The Decrees of God: Reducible to one Purpose
The second point included in this doctrine is, that the decrees of God are all reducible to one purpose. By this is meant that from the indefinite number of systems, or series of possible events, present to the divine mind, God determined on the futurition or actual occurrence of the existing order of things, with all its changes, minute as well as great, from the beginning of time to all eternity. The reason, therefore, why any event occurs, or, that it passes from the category of the possible into that of the actual, is that God has so decreed. The decrees of God, therefore, are not many, but one purpose. They are not successively formed as the emergency arises, but are all parts of one all-comprehending plan. This view of the subject is rendered necessary by the nature of an infinitely perfect Being. It is inconsistent with the idea of absolute perfection, that the purposes of God are successive, or that He ever purposes what He did not originally intend; or that one part of his plan is independent of other parts. It is one scheme, and therefore one purpose. As, however, this one purpose includes an indefinite number of events, and as those events are mutually related, we therefore speak of the decrees of God as many, and as having a certain order. The Scriptures consequently speak of the judgments, counsels or purposes of God, in the plural number, and also of his determining one event because of another. When we look at an extensive building, or a complicated machine, we perceive at once the multiplicity of their parts, and their mutual relations. Our conception of the building or of the machine is one, and yet it comprehends many distinct perceptions, and the apprehension of their relations.

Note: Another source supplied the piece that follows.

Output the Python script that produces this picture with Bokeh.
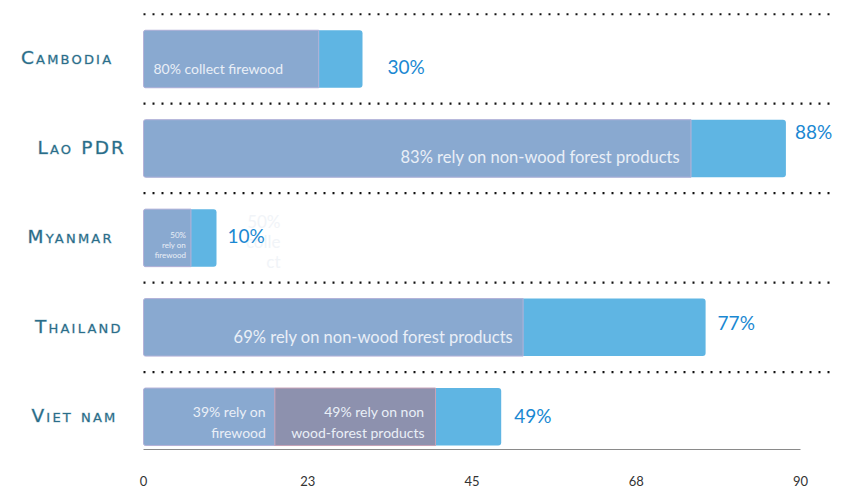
from bokeh.plotting import figure
from bokeh.layouts import row
from bokeh.models import Range1d, FixedTicker, ColumnDataSource, InlineStyleSheet
from bokeh.core.properties import value
from bokeh.embed import file_html
from bokeh.resources import INLINE

# ---------------- data ----------------
countries = ["Cambodia", "Lao PDR", "Myanmar", "Thailand", "Viet nam"]
totals = [30, 88, 10, 77, 49]
share_first = [24, 75, 6.5, 52, 18]
viet_second = 22
inner_labels = ["80% collect firewood",
                "83% rely on non-wood forest products",
                "50%\nrely on\nfirewood",
                "69% rely on non-wood forest products",
                "39% rely on\nfirewood"]
viet_second_label = "49% rely on non\nwood-forest products"
value_labels = ["30%", "88%", "10%", "77%", "49%"]
ghost_label = "50%\ncolle\nct"
tick_values = [0, 22.5, 45, 67.5, 90]
tick_labels = ["0", "23", "45", "68", "90"]

# ---------------- layout / style ----------------
PX = 7.3            # pixels per unit on x
LEFT_W = 133
MAIN_W = 708
H = 488
BOTTOM = 35
rows = list(range(len(countries) - 1, -1, -1))
yr = Range1d(-0.3657, 4.654)

inner_align = ["left", "right", "right", "right", "right"]
inner_size = ["14px", "16.5px", "8px", "16.5px", "14px"]
inner_dx = [10, -11, -5, -10, -9]
inner_dy = [10, 9, 7, 10, 5]
inner_lh = [1.2, 1.2, 1.0, 1.2, 1.25]
value_dx = [25, 9, 11, 12, 13]
value_dy = [8, -17, -2, -5, -1]

LIGHT = "#5fb5e3"
OVER = "#89a9d0"
OVER2 = "#8d91ae"
INNER_TXT = "#e9eff7"
VALUE_TXT = "#1a88d2"
LABEL_TXT = "#2a6d89"

# ---------------- left label panel ----------------
left = figure(width=LEFT_W, height=H, x_range=Range1d(0, LEFT_W), y_range=yr,
              output_backend="svg", toolbar_location=None,
              x_axis_location=None, y_axis_location=None,
              min_border_left=0, min_border_right=0, min_border_top=0,
              min_border_bottom=BOTTOM)
left.grid.visible = False
left.outline_line_color = None
left.stylesheets = [InlineStyleSheet(css=":host { font-variant: small-caps; letter-spacing: 2.2px; }")]
lsrc = ColumnDataSource(dict(y=rows, text=countries))
left.text(x=114, y="y", text="text", source=lsrc, text_align="right",
          text_baseline="middle", y_offset=-1,
          text_font=value("DejaVu Sans"), text_font_size="18.5px",
          text_color=LABEL_TXT, text_outline_color=(42, 109, 137, 0.3))

# ---------------- main chart ----------------
x0 = -10 / PX
main = figure(width=MAIN_W, height=H, x_range=Range1d(x0, x0 + MAIN_W / PX), y_range=yr,
              output_backend="svg", toolbar_location=None, y_axis_location=None,
              min_border_left=0, min_border_right=0, min_border_top=0,
              min_border_bottom=BOTTOM)
main.grid.visible = False
main.outline_line_color = None

src = ColumnDataSource(dict(y=rows, total=totals, first=share_first,
                            sep=[r + 0.5 for r in rows]))

# dotted separators
main.segment(x0=0, x1=94, y0="sep", y1="sep", source=src, line_color="#111111",
             line_width=2.2, line_dash="2 7")

BAR_H = 0.643
main.hbar(y="y", left=0, right="total", height=BAR_H, source=src,
          fill_color=LIGHT, line_color=None, border_radius=3)
main.hbar(y="y", left=0, right="first", height=BAR_H, source=src,
          fill_color=OVER, line_color="#b5b2d8", line_width=1, border_radius=(2, 0, 0, 2))
vi = countries.index("Viet nam")
main.hbar(y=[rows[vi]], left=[share_first[vi]], right=[share_first[vi] + viet_second],
          height=BAR_H, fill_color=OVER2, line_color="#c6a2b6", line_width=1)

# inner labels
for i, lab in enumerate(inner_labels):
    ax = 0 if inner_align[i] == "left" else share_first[i]
    main.text(x=[ax], y=[rows[i]], text=[lab], text_align=inner_align[i],
              text_baseline="middle", x_offset=inner_dx[i], y_offset=inner_dy[i],
              text_font=value("Lato"), text_font_size=inner_size[i],
              text_line_height=inner_lh[i], text_color=INNER_TXT)
main.text(x=[share_first[vi] + viet_second], y=[rows[vi]], text=[viet_second_label],
          text_align="right", text_baseline="middle", x_offset=-11, y_offset=5,
          text_font=value("Lato"), text_font_size="14px", text_line_height=1.25,
          text_color=INNER_TXT)

# faint ghost label near Myanmar
mi = countries.index("Myanmar")
main.text(x=[totals[mi]], y=[rows[mi]], text=[ghost_label], text_align="right",
          text_baseline="middle", x_offset=64, y_offset=4,
          text_font=value("Lato"), text_font_size="17px", text_line_height=0.95,
          text_color="#f1f4f8")

# value labels
vsrc = ColumnDataSource(dict(y=rows, x=totals, text=value_labels, dx=value_dx, dy=value_dy))
main.text(x="x", y="y", text="text", source=vsrc, x_offset="dx", y_offset="dy",
          text_align="left", text_baseline="middle",
          text_font=value("Lato"), text_font_size="19px", text_color=VALUE_TXT)

# axis
ax_ = main.xaxis[0]
ax_.ticker = FixedTicker(ticks=tick_values)
ax_.major_label_overrides = {t: l for t, l in zip(tick_values, tick_labels)}
ax_.bounds = (0, 90)
ax_.axis_line_color = "#8a8a8a"
ax_.axis_line_width = 1
ax_.major_tick_line_color = None
ax_.minor_tick_line_color = None
ax_.major_label_standoff = 20
ax_.major_label_text_font = "Lato"
ax_.major_label_text_font_size = "13px"
ax_.major_label_text_color = "#333333"

layout = row(left, main)
open("out.html", "w").write(file_html(layout, INLINE))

So also in the mind of the architect or mechanist, the whole is one idea, though he intends many things, and one in reference to another. We can, therefore, in a measure, understand how the vast scheme of creation, providence, and redemption, lies in the divine mind as one simple purpose, although including an infinite multiplicity of causes and effects.
Hodge v 1 p 537
Comments:
- My feeble, finite, aging mind has a difficult time comprehending the decrees of God (or as my seminary theology professor (Victor Matthews) called it - the Decree (singular) of God. I still remember that class.
- Hodge (to me) is so profound that it is difficult to read more than one page at a time! I love this book!
- From the sacred to the profane ... I had my every 6-8 week buzz cut today (which feels soo good! Why I ever had longer hair (I guess because I could) or a mustache or a beard ... I don't know! I like the clean shaven look and feel.
- I updated Bob Zemeski's website today: www.zemeski.org (with his latest letter). I checked it out with Internet Explorer 7 and it works fine
- We have off today. Kathee is actually working until noon (the life of a technology manager!). We have errands this afternoon.
- Tonight Kathee has a women's fellowship meeting at 4th. I suspect the women gossip about their husbands but Kathee says this is no so.